The bill was signed into law by Governor Jay on Tuesday. Under the new law, people are now able to choose to have their body turned into soil after their death — an alternative move to cremations and burials, and as a new option in cities where land for graveyards is scarce. Loved ones will be given the soil, which they can use in planting flowers, vegetables or trees.
Katrina Spade, who founded a company that could be the first to provide the service, broke down how it would work.

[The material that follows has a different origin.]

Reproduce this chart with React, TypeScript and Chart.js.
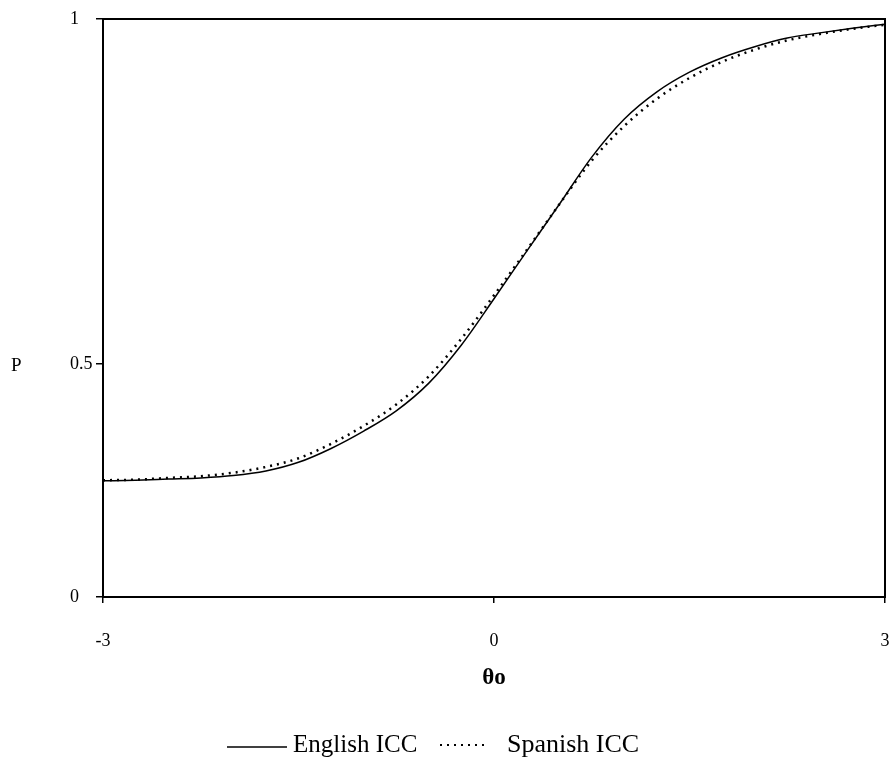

Spade says the process for her company, Recompose, will place a body in a hexagonal steel container filled with alfalfa, wood chips and straw.
The container is then shut, and the body decomposes naturally within 30 days, creating two wheelbarrows’ worth of soil.
“Recomposition offers an alternative to embalming and burial or cremation that is natural, safe, sustainable, and will result in significant savings in carbon emissions and land usage,” Ms Spade told Agence France-Presse.
Human composting is already legal in Sweden, while natural burials – where the body is buried without a casket or with a biodegradable coffin – are legal in the UK.